Privacy advocates also welcomed the update, noting that the state-level surveillance environment has grown increasingly aggressive. Recent reports from Citizen Lab, Privacy International, and the German Chaos Computer Club highlight that interception technologies have become cheaper and more automated, raising the stakes for Tor users worldwide.

What Happens Next

The new CGO design is currently being integrated into both major Tor codebases:

  • the long-standing C implementation, and
  • Arti, Tor’s next-generation Rust-based client.

The feature is flagged as experimental, with upcoming work focused on onion-service negotiation, performance tuning, and ensuring compatibility across tens of thousands of relays.

No firm timeline has been provided for when CGO will become the network default, though developers have indicated that deployment will occur gradually to avoid destabilizing the network.

Importantly, Tor Browser users will not need to take any action.
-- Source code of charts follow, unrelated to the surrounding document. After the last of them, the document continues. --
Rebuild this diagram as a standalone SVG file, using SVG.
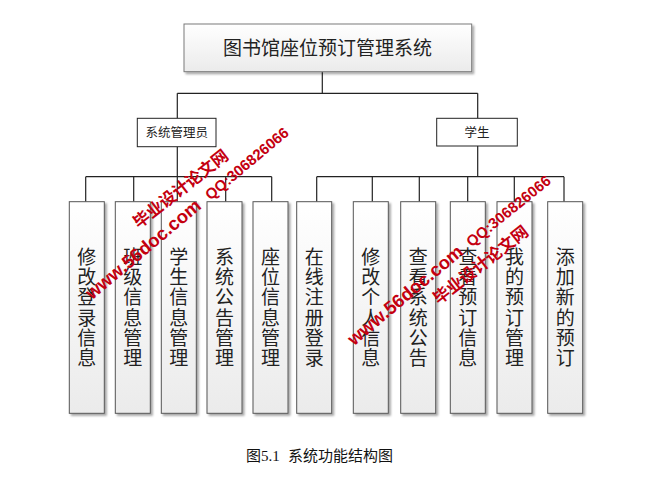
<svg xmlns="http://www.w3.org/2000/svg" width="662" height="482" viewBox="0 0 662 482">
<style>
.cjk{font-family:"Noto Sans CJK SC","Liberation Sans",sans-serif;fill:#222}
.leaf rect.b{fill:url(#g);stroke:#555;stroke-width:1;filter:url(#sh)}
.mid{fill:#fff;stroke:#222;stroke-width:1}
.lt{font-size:19px;text-anchor:middle;writing-mode:vertical-rl;letter-spacing:1.3px}
.conn line{stroke:#222;stroke-width:1.2}
.wm{font-family:"Liberation Sans",sans-serif;font-weight:bold;fill:#c40010;text-anchor:middle;dominant-baseline:central}
.wmc{font-family:"Noto Sans CJK SC","Liberation Sans",sans-serif;font-weight:bold;fill:#c40010;text-anchor:middle;dominant-baseline:central}
</style>
<defs>
<linearGradient id="g" x1="0" y1="0" x2="0" y2="1">
<stop offset="0" stop-color="#ffffff"/>
<stop offset="1" stop-color="#ebebeb"/>
</linearGradient>
<filter id="sh" x="-20%" y="-20%" width="140%" height="140%">
<feDropShadow dx="2" dy="2" stdDeviation="0.8" flood-color="#000" flood-opacity="0.35"/>
</filter>
</defs>
<rect width="662" height="482" fill="#fff"/>

<g id="connectors" class="conn">
<line x1="322.3" y1="71.7" x2="322.3" y2="93.3"/>
<line x1="177.3" y1="93.3" x2="477.7" y2="93.3"/>
<line x1="177.3" y1="93.3" x2="177.3" y2="118.3"/>
<line x1="477.7" y1="93.3" x2="477.7" y2="118.3"/>
<line x1="177.3" y1="146.7" x2="177.3" y2="201.7"/>
<line x1="85.7" y1="176.7" x2="271.7" y2="176.7"/>
<line x1="85.7" y1="176.7" x2="85.7" y2="201.7"/>
<line x1="133.7" y1="176.7" x2="133.7" y2="201.7"/>
<line x1="225.7" y1="176.7" x2="225.7" y2="201.7"/>
<line x1="271.7" y1="176.7" x2="271.7" y2="201.7"/>
<line x1="477.7" y1="146" x2="477.7" y2="176.7"/>
<line x1="316.7" y1="176.7" x2="564" y2="176.7"/>
<line x1="316.7" y1="176.7" x2="316.7" y2="201.7"/>
<line x1="372.3" y1="176.7" x2="372.3" y2="201.7"/>
<line x1="419.3" y1="176.7" x2="419.3" y2="201.7"/>
<line x1="467.7" y1="176.7" x2="467.7" y2="201.7"/>
<line x1="514.3" y1="176.7" x2="514.3" y2="201.7"/>
<line x1="564" y1="176.7" x2="564" y2="201.7"/>
</g>

<g id="root" class="leaf">
<rect class="b" x="184" y="24" width="287.7" height="47.7" style="stroke:#7a7a7a"/>
<text class="cjk" x="327.5" y="55" font-size="19" text-anchor="middle">图书馆座位预订管理系统</text>
</g>

<g id="admin">
<rect class="mid" x="137.3" y="118.3" width="78.7" height="28.4"/>
<text class="cjk" x="176.7" y="137" font-size="12.5" text-anchor="middle">系统管理员</text>
</g>
<g id="student">
<rect class="mid" x="436.7" y="118.3" width="80.6" height="27.7"/>
<text class="cjk" x="477" y="137" font-size="12.5" text-anchor="middle">学生</text>
</g>

<g id="n1" class="leaf"><rect class="b" x="69.3" y="201.7" width="35" height="211.6"/><text class="cjk lt" x="86.8" y="308">修改登录信息</text></g>
<g id="n2" class="leaf"><rect class="b" x="115.3" y="201.7" width="35" height="211.6"/><text class="cjk lt" x="132.8" y="308">班级信息管理</text></g>
<g id="n3" class="leaf"><rect class="b" x="161.3" y="201.7" width="35" height="211.6"/><text class="cjk lt" x="178.8" y="308">学生信息管理</text></g>
<g id="n4" class="leaf"><rect class="b" x="207" y="201.7" width="35" height="211.6"/><text class="cjk lt" x="224.5" y="308">系统公告管理</text></g>
<g id="n5" class="leaf"><rect class="b" x="253" y="201.7" width="35" height="211.6"/><text class="cjk lt" x="270.5" y="308">座位信息管理</text></g>
<g id="n6" class="leaf"><rect class="b" x="296.7" y="201.7" width="35" height="211.6"/><text class="cjk lt" x="314.2" y="308">在线注册登录</text></g>
<g id="n7" class="leaf"><rect class="b" x="353.3" y="201.7" width="35" height="211.6"/><text class="cjk lt" x="370.8" y="308">修改个人信息</text></g>
<g id="n8" class="leaf"><rect class="b" x="400.7" y="201.7" width="35" height="211.6"/><text class="cjk lt" x="418.2" y="308">查看系统公告</text></g>
<g id="n9" class="leaf"><rect class="b" x="450.3" y="201.7" width="35" height="211.6"/><text class="cjk lt" x="467.8" y="308">查看预订信息</text></g>
<g id="n10" class="leaf"><rect class="b" x="497" y="201.7" width="35" height="211.6"/><text class="cjk lt" x="514.5" y="308">我的预订管理</text></g>
<g id="n11" class="leaf"><rect class="b" x="547.7" y="201.7" width="35" height="211.6"/><text class="cjk lt" x="565.2" y="308">添加新的预订</text></g>

<g id="caption">
<text x="246" y="460.5" font-size="15" style="font-family:'Liberation Serif','Noto Sans CJK SC',serif;fill:#111">图5.1<tspan x="288">系统功能结构图</tspan></text>
</g>

<g id="watermark">
<text class="wmc" font-size="16.5" transform="rotate(-38 180 188)" x="180" y="188">毕业设计论文网</text>
<text class="wm" font-size="18.5" transform="rotate(-40 143 249)" x="143" y="249">www.56doc.com</text>
<text class="wm" font-size="15" transform="rotate(-40 246.7 163.3)" x="246.7" y="163.3">QQ:306826066</text>
<text class="wm" font-size="18.5" transform="rotate(-40 405 295)" x="405" y="295">www.56doc.com</text>
<text class="wmc" font-size="16.5" transform="rotate(-38 480 264)" x="480" y="264">毕业设计论文网</text>
<text class="wm" font-size="15" transform="rotate(-39 508.3 210.8)" x="508.3" y="210.8">QQ:306826066</text>
</g>
</svg>
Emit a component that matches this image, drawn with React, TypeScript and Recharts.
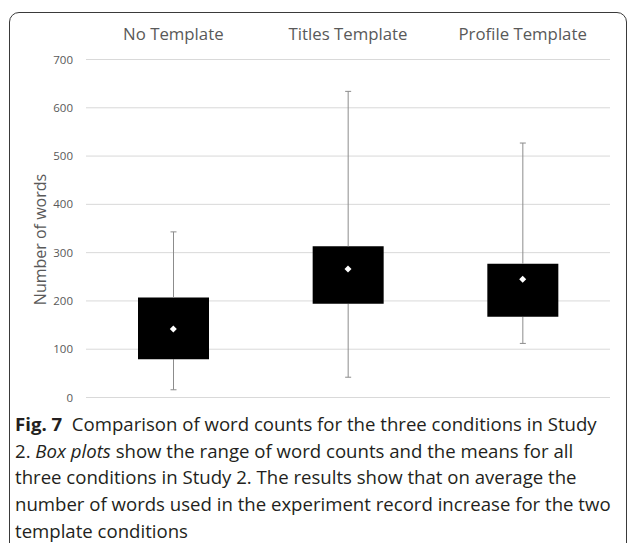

Once CGO becomes the preferred relay encryption protocol, the change will happen silently as part of routine updates.

Conclusion

Given Tor’s central role in digital rights, global journalism, and secure research, the migration to CGO represents more than a technical upgrade. It reflects a broader realization that privacy infrastructure must evolve as quickly as surveillance capabilities do.

If the deployment proceeds as expected, CGO may define the next decade of onion routing security—and help ensure that Tor remains viable in an era of accelerating cryptographic and geopolitical pressure.